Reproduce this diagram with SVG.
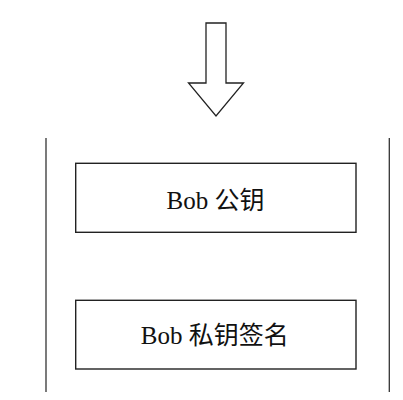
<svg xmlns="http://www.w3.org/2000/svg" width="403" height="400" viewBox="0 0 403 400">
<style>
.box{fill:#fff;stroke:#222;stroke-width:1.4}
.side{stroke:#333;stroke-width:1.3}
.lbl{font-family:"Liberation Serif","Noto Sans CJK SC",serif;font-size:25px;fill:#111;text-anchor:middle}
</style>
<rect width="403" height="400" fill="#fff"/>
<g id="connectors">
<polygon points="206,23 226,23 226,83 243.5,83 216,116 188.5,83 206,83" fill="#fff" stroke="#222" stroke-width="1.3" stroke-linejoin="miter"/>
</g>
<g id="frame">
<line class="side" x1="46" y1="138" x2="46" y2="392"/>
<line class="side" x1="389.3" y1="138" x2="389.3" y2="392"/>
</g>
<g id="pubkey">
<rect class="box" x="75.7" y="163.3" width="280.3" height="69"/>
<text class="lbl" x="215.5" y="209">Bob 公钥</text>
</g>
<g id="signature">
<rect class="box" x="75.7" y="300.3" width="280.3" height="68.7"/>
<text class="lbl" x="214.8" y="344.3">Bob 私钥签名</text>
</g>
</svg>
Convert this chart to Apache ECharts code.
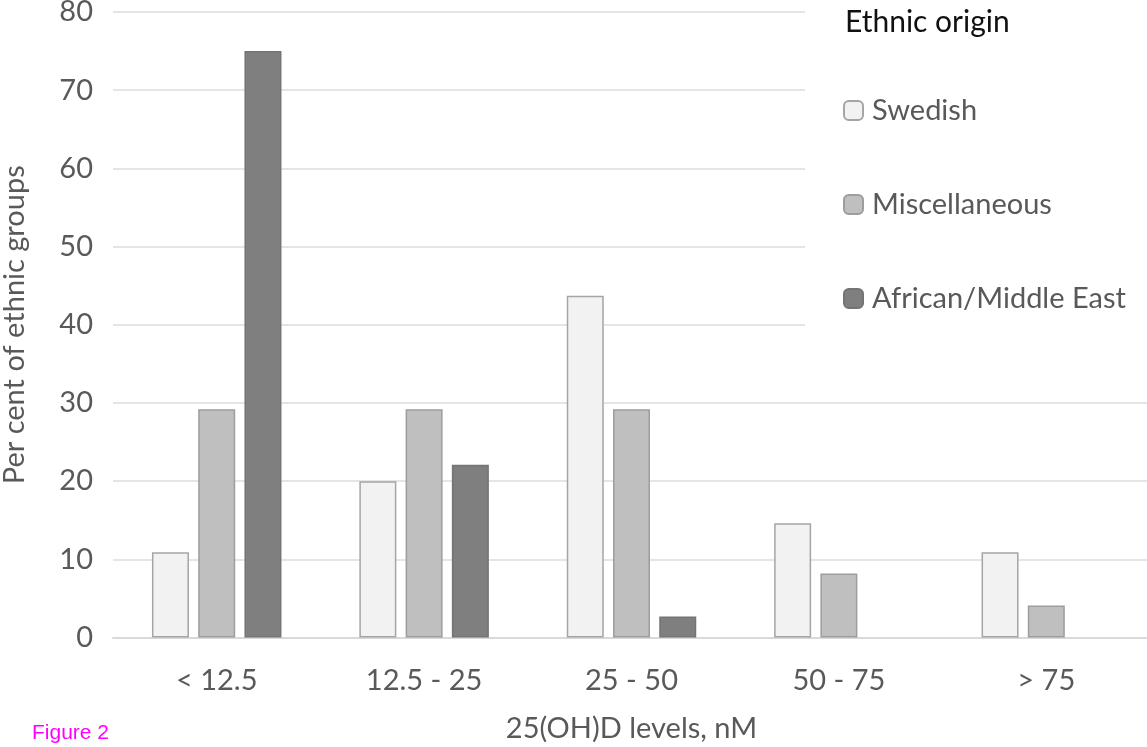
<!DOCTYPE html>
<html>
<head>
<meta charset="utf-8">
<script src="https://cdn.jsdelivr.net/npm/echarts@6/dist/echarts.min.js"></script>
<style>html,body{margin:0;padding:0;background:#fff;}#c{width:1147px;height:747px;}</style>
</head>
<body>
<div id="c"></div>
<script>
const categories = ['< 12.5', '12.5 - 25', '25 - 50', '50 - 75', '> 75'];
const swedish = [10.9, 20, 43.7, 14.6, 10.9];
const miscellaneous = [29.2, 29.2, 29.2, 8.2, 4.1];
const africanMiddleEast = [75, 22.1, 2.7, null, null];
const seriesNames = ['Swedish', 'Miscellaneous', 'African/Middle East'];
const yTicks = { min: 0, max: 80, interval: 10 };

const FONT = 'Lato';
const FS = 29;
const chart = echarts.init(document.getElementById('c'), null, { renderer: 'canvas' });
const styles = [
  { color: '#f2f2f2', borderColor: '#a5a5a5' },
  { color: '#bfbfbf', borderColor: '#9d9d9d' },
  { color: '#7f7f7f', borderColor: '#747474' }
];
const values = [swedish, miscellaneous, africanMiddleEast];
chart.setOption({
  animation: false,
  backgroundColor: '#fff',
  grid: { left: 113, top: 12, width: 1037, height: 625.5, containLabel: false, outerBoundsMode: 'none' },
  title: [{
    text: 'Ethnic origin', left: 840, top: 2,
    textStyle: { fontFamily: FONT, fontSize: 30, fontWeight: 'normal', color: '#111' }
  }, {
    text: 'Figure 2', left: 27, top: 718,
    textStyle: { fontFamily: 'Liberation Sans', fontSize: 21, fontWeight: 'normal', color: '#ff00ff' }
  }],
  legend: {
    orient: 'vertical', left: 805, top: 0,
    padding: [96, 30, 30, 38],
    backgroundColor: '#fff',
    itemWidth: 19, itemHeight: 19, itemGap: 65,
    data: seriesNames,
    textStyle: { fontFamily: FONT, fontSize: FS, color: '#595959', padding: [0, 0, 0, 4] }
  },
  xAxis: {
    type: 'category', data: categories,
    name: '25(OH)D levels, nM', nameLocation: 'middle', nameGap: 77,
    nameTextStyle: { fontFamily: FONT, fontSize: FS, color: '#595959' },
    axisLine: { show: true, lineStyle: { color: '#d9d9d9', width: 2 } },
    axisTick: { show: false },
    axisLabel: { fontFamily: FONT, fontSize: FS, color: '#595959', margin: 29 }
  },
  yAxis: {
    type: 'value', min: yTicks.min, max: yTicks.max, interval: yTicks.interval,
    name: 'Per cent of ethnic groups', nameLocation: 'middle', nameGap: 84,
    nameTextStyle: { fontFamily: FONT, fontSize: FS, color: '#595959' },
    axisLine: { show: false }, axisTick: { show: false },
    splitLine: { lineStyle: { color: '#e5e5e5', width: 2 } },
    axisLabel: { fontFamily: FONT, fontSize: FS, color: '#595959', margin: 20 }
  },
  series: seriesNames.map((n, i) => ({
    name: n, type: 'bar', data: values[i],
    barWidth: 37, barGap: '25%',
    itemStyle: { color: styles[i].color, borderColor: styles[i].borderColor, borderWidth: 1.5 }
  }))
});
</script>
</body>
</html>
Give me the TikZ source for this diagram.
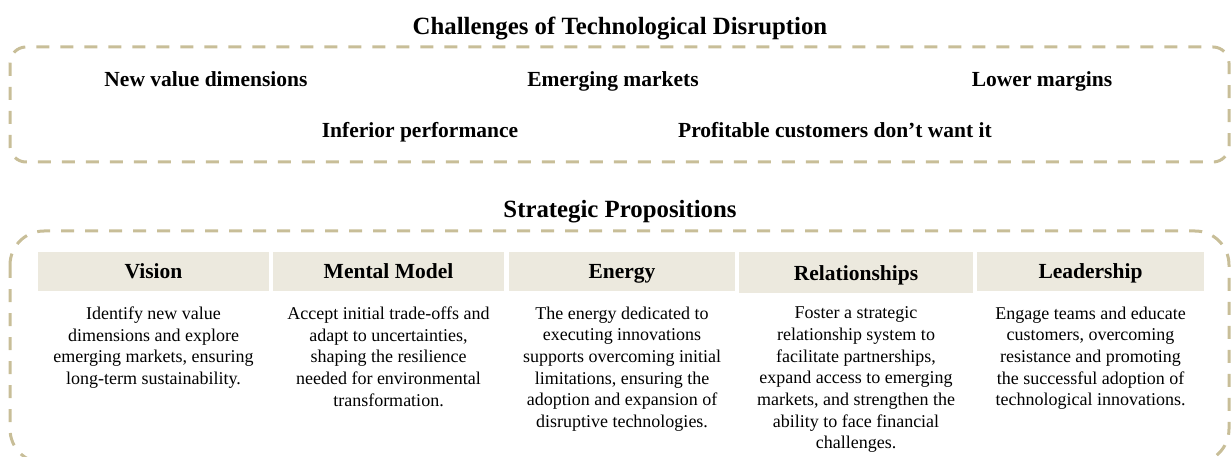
───
» To do:
Every line from the one containing "Convert this chart to Apache ECharts code." to the one containing "80, interval: 10" should be output exactly, both ends included. Nothing else goes in, and no pictures either.

» Final result:
Convert this chart to Apache ECharts code.
<!DOCTYPE html>
<html>
<head>
<meta charset="utf-8">
<script src="https://cdn.jsdelivr.net/npm/echarts@6/dist/echarts.min.js"></script>
<style>html,body{margin:0;padding:0;background:#fff;}#c{width:1147px;height:747px;}</style>
</head>
<body>
<div id="c"></div>
<script>
const categories = ['< 12.5', '12.5 - 25', '25 - 50', '50 - 75', '> 75'];
const swedish = [10.9, 20, 43.7, 14.6, 10.9];
const miscellaneous = [29.2, 29.2, 29.2, 8.2, 4.1];
const africanMiddleEast = [75, 22.1, 2.7, null, null];
const seriesNames = ['Swedish', 'Miscellaneous', 'African/Middle East'];
const yTicks = { min: 0, max: 80, interval: 10 };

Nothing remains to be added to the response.